**Exercise instructions**
Write the data out again exactly, dropping any images it holds.

Begin Supplied information

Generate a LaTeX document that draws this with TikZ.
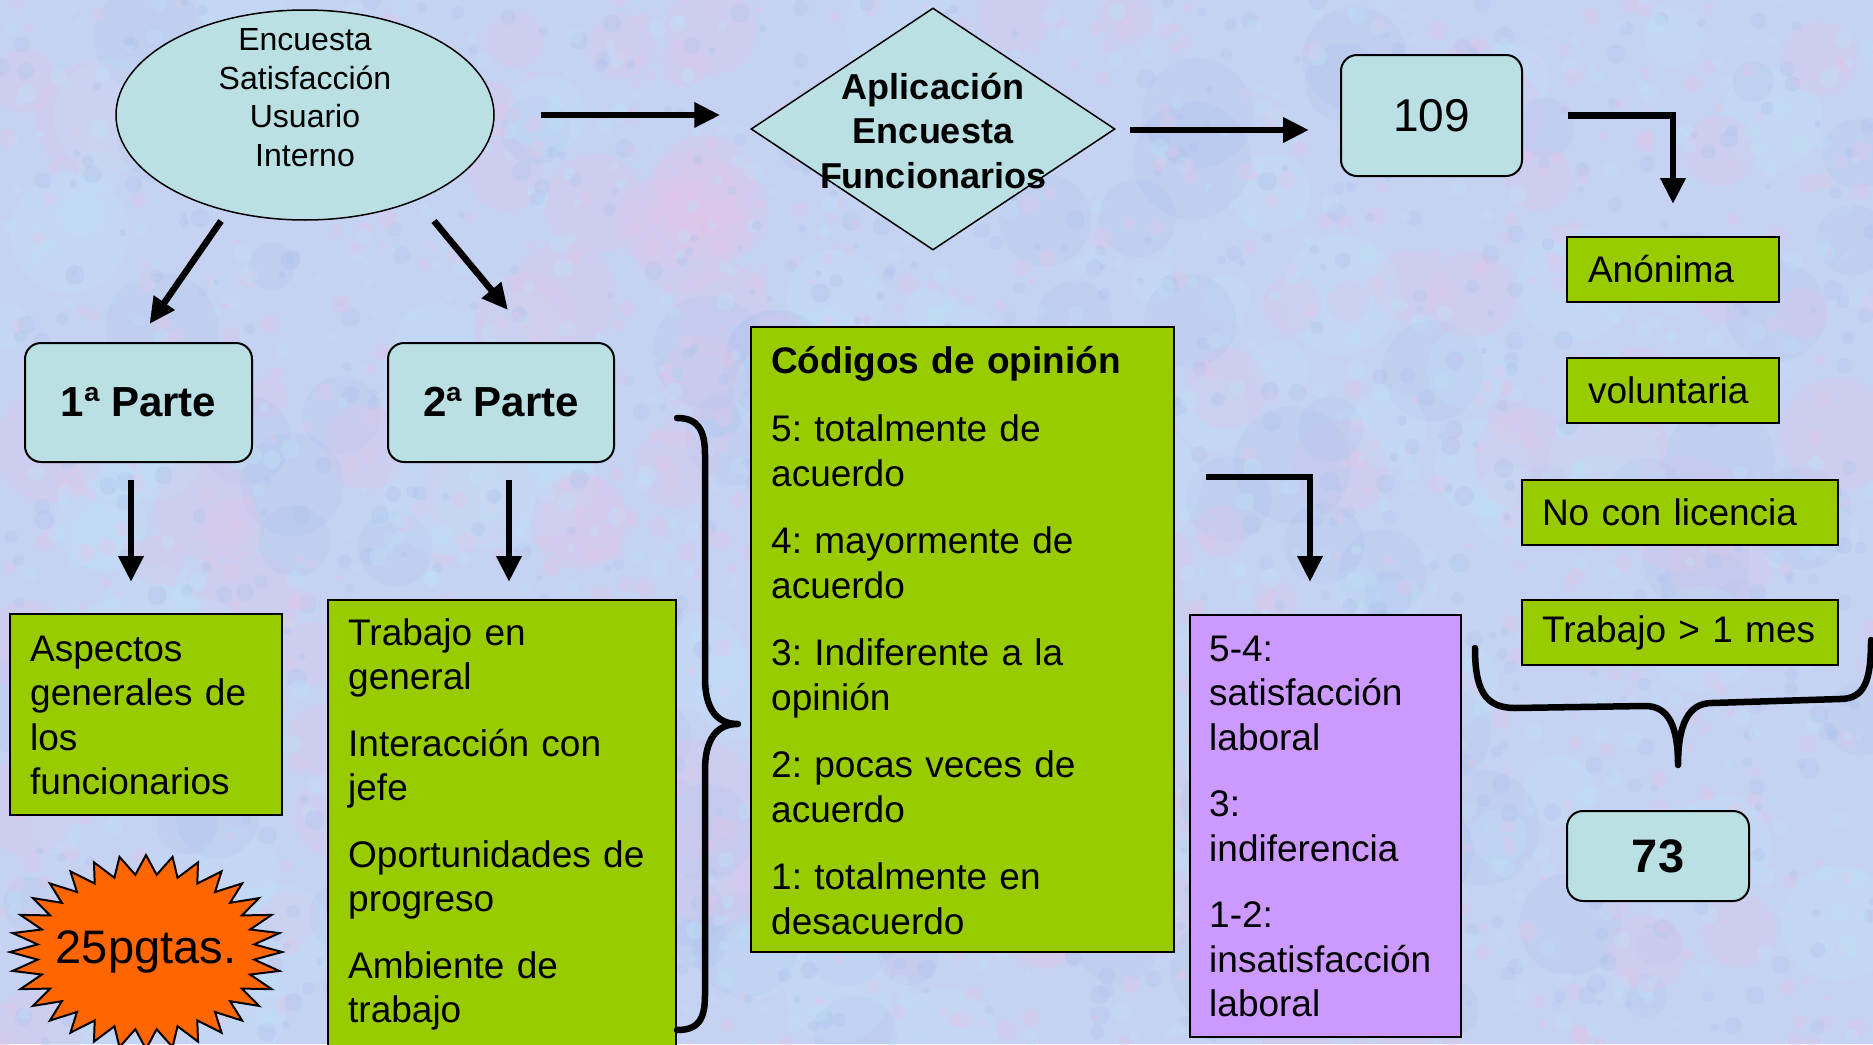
\documentclass[tikz,border=0pt]{standalone}
\usepackage{fontspec}
\setmainfont{Liberation Sans}
\frenchspacing
\usetikzlibrary{shapes.geometric,arrows.meta,calc}
\definecolor{bgbase}{RGB}{198,210,242}
\definecolor{bgc0}{RGB}{226,198,232}
\definecolor{bgc1}{RGB}{190,226,248}
\definecolor{bgc2}{RGB}{176,196,238}
\definecolor{cyanfill}{RGB}{187,224,227}
\definecolor{greenfill}{RGB}{153,204,0}
\definecolor{purplefill}{RGB}{204,153,255}
\definecolor{orangefill}{RGB}{255,102,0}
\tikzset{
 box/.style={draw=black, line width=2pt, inner sep=0pt},
 cyanbox/.style={box, fill=cyanfill, rounded corners=16pt},
 greenbox/.style={box, fill=greenfill},
 purplebox/.style={box, fill=purplefill},
 bodyfont/.style={font=\fontsize{37}{44.5}\selectfont},
 txt/.style={inner sep=0pt, anchor=north west, align=left, text width=380pt, bodyfont},
 smallgreen/.style={greenbox, minimum height=65pt, align=left, bodyfont},
 arr/.style={line width=6.5pt, -{Triangle[width=24pt,length=26pt]}, line join=miter},
 bracestyle/.style={line width=6.5pt, line cap=round, line join=round},
}
\begin{document}
\begin{tikzpicture}[x=1pt,y=-1pt]
\useasboundingbox (0,0) rectangle (1873,1044);
\clip (0,0) rectangle (1873,1044);
% background texture
\fill[bgbase] (0,0) rectangle (1873,1044);
\pgfmathsetseed{5}
\foreach \i in {1,...,260}{
  \pgfmathsetmacro\bx{rnd*1873}
  \pgfmathsetmacro\by{rnd*1044}
  \pgfmathsetmacro\br{20+rnd*40}
  \pgfmathtruncatemacro\bc{int(rnd*3)}
  \fill[bgc\bc, opacity=0.25] (\bx,\by) circle (\br pt);
}
\pgfmathsetseed{11}
\foreach \i in {1,...,2600}{
  \pgfmathsetmacro\bx{rnd*1873}
  \pgfmathsetmacro\by{rnd*1044}
  \pgfmathsetmacro\br{3+rnd*7}
  \pgfmathtruncatemacro\bc{int(rnd*3)}
  \fill[bgc\bc, opacity=0.35] (\bx,\by) circle (\br pt);
}
% ellipse
\node[ellipse, draw, line width=1.5pt, fill=cyanfill, minimum width=378pt, minimum height=210pt, inner sep=0pt] (ell) at (305,115) {};
\node[anchor=north, inner sep=0pt, align=center, font=\fontsize{32}{38.7}\selectfont] (elltext) at (ell.north) {\rule{0pt}{41pt}Encuesta\\Satisfacción\\Usuario\\ Interno};
% diamond
\node[diamond, draw, line width=1.5pt, fill=cyanfill, minimum width=364pt, minimum height=242pt, inner sep=0pt] (dia) at (933,129) {};
\node[anchor=north, inner sep=0pt, align=center, font=\fontsize{36}{44.5}\selectfont\bfseries] (diatext) at (dia.north) {\rule{0pt}{92pt}Aplicación\\Encuesta\\Funcionarios};
% 109
\node[cyanbox, minimum width=181pt, minimum height=121pt, font=\fontsize{46}{50}\selectfont] (b109) at (1431.5,115.5) {109};
% parts
\node[cyanbox, minimum width=227pt, minimum height=119pt, font=\fontsize{42}{46}\selectfont\bfseries] (p1) at (138.5,402.5) {1ª Parte};
\node[cyanbox, minimum width=226pt, minimum height=119pt, font=\fontsize{42}{46}\selectfont\bfseries] (p2) at (501,402.5) {2ª Parte};
% aspectos
\node[greenbox, minimum width=272pt, minimum height=201pt] (asp) at (146,714.5) {};
\node[txt] (asptext) at ($(asp.north west)+(21,0)$) {\rule{0pt}{48pt}Aspectos\\generales de\\los\\funcionarios};
% trabajo
\node[greenbox, minimum width=348pt, minimum height=480pt] (trab) at (502,840) {};
\node[txt] (trabtext) at ($(trab.north west)+(21,0)$) {\rule{0pt}{46pt}Trabajo en\\general\\[22pt]Interacción con\\jefe\\[22pt]Oportunidades de\\progreso\\[22pt]Ambiente de\\trabajo};
% codigos
\node[greenbox, minimum width=423pt, minimum height=625pt] (cod) at (962.5,639.5) {};
\node[txt] (codtext) at ($(cod.north west)+(21,0)$) {\rule{0pt}{47pt}\textbf{Códigos de opinión}\\[24pt]5: totalmente de\\acuerdo\\[23pt]4: mayormente de\\acuerdo\\[23pt]3: Indiferente a la\\opinión\\[23pt]2: pocas veces de\\acuerdo\\[23pt]1: totalmente en\\desacuerdo};
% purple
\node[purplebox, minimum width=271pt, minimum height=422pt] (purp) at (1325.5,826) {};
\node[txt] (purptext) at ($(purp.north west)+(20,0)$) {\rule{0pt}{47pt}5-4:\\satisfacción\\laboral\\[22pt]3:\\indiferencia\\[22pt]1-2:\\insatisfacción\\laboral};
% right small boxes
\node[smallgreen, minimum width=212pt, text width=170pt, inner xsep=21pt] (anon) at (1673,269.5) {Anónima};
\node[smallgreen, minimum width=212pt, text width=170pt, inner xsep=21pt] (volu) at (1673,390) {voluntaria};
\node[smallgreen, minimum width=316pt, text width=276pt, inner xsep=20pt] (nocon) at (1680,512) {No con licencia};
\node[smallgreen, minimum width=316pt, text width=276pt, inner xsep=20pt] (mes) at (1680,632.5) {Trabajo > 1 mes};
% 73
\node[cyanbox, minimum width=182pt, minimum height=90pt, font=\fontsize{47}{50}\selectfont\bfseries] (b73) at (1658,856) {73};
% starburst
\coordinate (starc) at (146,952);
\draw[line width=2pt, fill=orangefill, line join=miter] (282,952)
  \foreach \k [evaluate=\k as \r using {iseven(\k)?1:0.8}] in {1,...,63} { -- ({146+136*\r*cos(\k*5.625)},{952-97*\r*sin(\k*5.625)}) } -- cycle;
\node[inner sep=0pt, font=\fontsize{47}{50}\selectfont] (startext) at (starc) {25pgtas.};
% arrows
\draw[arr] ($(ell.east)+(46,0)$) -- ($(ell.east -| dia.west)+(-30,0)$);
\draw[arr] ($(dia.east)+(14,1)$) -- ($(dia.east -| b109.west)+(-31,1)$);
\draw[arr] ($(b109.east)+(45,0)$) -| ($(anon.north)+(0,-32)$);
\draw[arr] ($(ell.center)+(-84,106)$) -- ($(p1.north)+(11,-18)$);
\draw[arr] ($(ell.center)+(129,106)$) -- ($(p2.north)+(7,-32)$);
\draw[arr] ($(p1.south)+(-7.5,17)$) -- ($(p1.south |- asp.north)+(-7.5,-31)$);
\draw[arr] ($(p2.south)+(8,17)$) -- ($(p2.south |- trab.north)+(8,-17)$);
\draw[arr] ($(cod.north east)+(31,151)$) -| ($(purp.north)+(-15.5,-32)$);
% right-pointing brace
\draw[bracestyle] (677,418) .. controls (698,418) and (705,430) .. (705,455)
  -- (705,678) .. controls (705,708) and (716,724) .. (738,724)
  .. controls (716,724) and (705,740) .. (705,770)
  -- (705,995) .. controls (705,1020) and (698,1030) .. (677,1030);
% downward brace
\draw[bracestyle] (1475,648) .. controls (1475,690) and (1485,708) .. (1515,708)
  -- (1645,706) .. controls (1668,706) and (1678,725) .. (1678,765)
  .. controls (1678,725) and (1688,703) .. (1712,703)
  -- (1840,699) .. controls (1865,699) and (1871,680) .. (1871,640);
\end{tikzpicture}
\end{document}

End Supplied information

**The solution**
Generate a LaTeX document that draws this with TikZ.
\documentclass[tikz,border=0pt]{standalone}
\usepackage{fontspec}
\setmainfont{Liberation Sans}
\frenchspacing
\usetikzlibrary{shapes.geometric,arrows.meta,calc}
\definecolor{bgbase}{RGB}{198,210,242}
\definecolor{bgc0}{RGB}{226,198,232}
\definecolor{bgc1}{RGB}{190,226,248}
\definecolor{bgc2}{RGB}{176,196,238}
\definecolor{cyanfill}{RGB}{187,224,227}
\definecolor{greenfill}{RGB}{153,204,0}
\definecolor{purplefill}{RGB}{204,153,255}
\definecolor{orangefill}{RGB}{255,102,0}
\tikzset{
 box/.style={draw=black, line width=2pt, inner sep=0pt},
 cyanbox/.style={box, fill=cyanfill, rounded corners=16pt},
 greenbox/.style={box, fill=greenfill},
 purplebox/.style={box, fill=purplefill},
 bodyfont/.style={font=\fontsize{37}{44.5}\selectfont},
 txt/.style={inner sep=0pt, anchor=north west, align=left, text width=380pt, bodyfont},
 smallgreen/.style={greenbox, minimum height=65pt, align=left, bodyfont},
 arr/.style={line width=6.5pt, -{Triangle[width=24pt,length=26pt]}, line join=miter},
 bracestyle/.style={line width=6.5pt, line cap=round, line join=round},
}
\begin{document}
\begin{tikzpicture}[x=1pt,y=-1pt]
\useasboundingbox (0,0) rectangle (1873,1044);
\clip (0,0) rectangle (1873,1044);
% background texture
\fill[bgbase] (0,0) rectangle (1873,1044);
\pgfmathsetseed{5}
\foreach \i in {1,...,260}{
  \pgfmathsetmacro\bx{rnd*1873}
  \pgfmathsetmacro\by{rnd*1044}
  \pgfmathsetmacro\br{20+rnd*40}
  \pgfmathtruncatemacro\bc{int(rnd*3)}
  \fill[bgc\bc, opacity=0.25] (\bx,\by) circle (\br pt);
}
\pgfmathsetseed{11}
\foreach \i in {1,...,2600}{
  \pgfmathsetmacro\bx{rnd*1873}
  \pgfmathsetmacro\by{rnd*1044}
  \pgfmathsetmacro\br{3+rnd*7}
  \pgfmathtruncatemacro\bc{int(rnd*3)}
  \fill[bgc\bc, opacity=0.35] (\bx,\by) circle (\br pt);
}
% ellipse
\node[ellipse, draw, line width=1.5pt, fill=cyanfill, minimum width=378pt, minimum height=210pt, inner sep=0pt] (ell) at (305,115) {};
\node[anchor=north, inner sep=0pt, align=center, font=\fontsize{32}{38.7}\selectfont] (elltext) at (ell.north) {\rule{0pt}{41pt}Encuesta\\Satisfacción\\Usuario\\ Interno};
% diamond
\node[diamond, draw, line width=1.5pt, fill=cyanfill, minimum width=364pt, minimum height=242pt, inner sep=0pt] (dia) at (933,129) {};
\node[anchor=north, inner sep=0pt, align=center, font=\fontsize{36}{44.5}\selectfont\bfseries] (diatext) at (dia.north) {\rule{0pt}{92pt}Aplicación\\Encuesta\\Funcionarios};
% 109
\node[cyanbox, minimum width=181pt, minimum height=121pt, font=\fontsize{46}{50}\selectfont] (b109) at (1431.5,115.5) {109};
% parts
\node[cyanbox, minimum width=227pt, minimum height=119pt, font=\fontsize{42}{46}\selectfont\bfseries] (p1) at (138.5,402.5) {1ª Parte};
\node[cyanbox, minimum width=226pt, minimum height=119pt, font=\fontsize{42}{46}\selectfont\bfseries] (p2) at (501,402.5) {2ª Parte};
% aspectos
\node[greenbox, minimum width=272pt, minimum height=201pt] (asp) at (146,714.5) {};
\node[txt] (asptext) at ($(asp.north west)+(21,0)$) {\rule{0pt}{48pt}Aspectos\\generales de\\los\\funcionarios};
% trabajo
\node[greenbox, minimum width=348pt, minimum height=480pt] (trab) at (502,840) {};
\node[txt] (trabtext) at ($(trab.north west)+(21,0)$) {\rule{0pt}{46pt}Trabajo en\\general\\[22pt]Interacción con\\jefe\\[22pt]Oportunidades de\\progreso\\[22pt]Ambiente de\\trabajo};
% codigos
\node[greenbox, minimum width=423pt, minimum height=625pt] (cod) at (962.5,639.5) {};
\node[txt] (codtext) at ($(cod.north west)+(21,0)$) {\rule{0pt}{47pt}\textbf{Códigos de opinión}\\[24pt]5: totalmente de\\acuerdo\\[23pt]4: mayormente de\\acuerdo\\[23pt]3: Indiferente a la\\opinión\\[23pt]2: pocas veces de\\acuerdo\\[23pt]1: totalmente en\\desacuerdo};
% purple
\node[purplebox, minimum width=271pt, minimum height=422pt] (purp) at (1325.5,826) {};
\node[txt] (purptext) at ($(purp.north west)+(20,0)$) {\rule{0pt}{47pt}5-4:\\satisfacción\\laboral\\[22pt]3:\\indiferencia\\[22pt]1-2:\\insatisfacción\\laboral};
% right small boxes
\node[smallgreen, minimum width=212pt, text width=170pt, inner xsep=21pt] (anon) at (1673,269.5) {Anónima};
\node[smallgreen, minimum width=212pt, text width=170pt, inner xsep=21pt] (volu) at (1673,390) {voluntaria};
\node[smallgreen, minimum width=316pt, text width=276pt, inner xsep=20pt] (nocon) at (1680,512) {No con licencia};
\node[smallgreen, minimum width=316pt, text width=276pt, inner xsep=20pt] (mes) at (1680,632.5) {Trabajo > 1 mes};
% 73
\node[cyanbox, minimum width=182pt, minimum height=90pt, font=\fontsize{47}{50}\selectfont\bfseries] (b73) at (1658,856) {73};
% starburst
\coordinate (starc) at (146,952);
\draw[line width=2pt, fill=orangefill, line join=miter] (282,952)
  \foreach \k [evaluate=\k as \r using {iseven(\k)?1:0.8}] in {1,...,63} { -- ({146+136*\r*cos(\k*5.625)},{952-97*\r*sin(\k*5.625)}) } -- cycle;
\node[inner sep=0pt, font=\fontsize{47}{50}\selectfont] (startext) at (starc) {25pgtas.};
% arrows
\draw[arr] ($(ell.east)+(46,0)$) -- ($(ell.east -| dia.west)+(-30,0)$);
\draw[arr] ($(dia.east)+(14,1)$) -- ($(dia.east -| b109.west)+(-31,1)$);
\draw[arr] ($(b109.east)+(45,0)$) -| ($(anon.north)+(0,-32)$);
\draw[arr] ($(ell.center)+(-84,106)$) -- ($(p1.north)+(11,-18)$);
\draw[arr] ($(ell.center)+(129,106)$) -- ($(p2.north)+(7,-32)$);
\draw[arr] ($(p1.south)+(-7.5,17)$) -- ($(p1.south |- asp.north)+(-7.5,-31)$);
\draw[arr] ($(p2.south)+(8,17)$) -- ($(p2.south |- trab.north)+(8,-17)$);
\draw[arr] ($(cod.north east)+(31,151)$) -| ($(purp.north)+(-15.5,-32)$);
% right-pointing brace
\draw[bracestyle] (677,418) .. controls (698,418) and (705,430) .. (705,455)
  -- (705,678) .. controls (705,708) and (716,724) .. (738,724)
  .. controls (716,724) and (705,740) .. (705,770)
  -- (705,995) .. controls (705,1020) and (698,1030) .. (677,1030);
% downward brace
\draw[bracestyle] (1475,648) .. controls (1475,690) and (1485,708) .. (1515,708)
  -- (1645,706) .. controls (1668,706) and (1678,725) .. (1678,765)
  .. controls (1678,725) and (1688,703) .. (1712,703)
  -- (1840,699) .. controls (1865,699) and (1871,680) .. (1871,640);
\end{tikzpicture}
\end{document}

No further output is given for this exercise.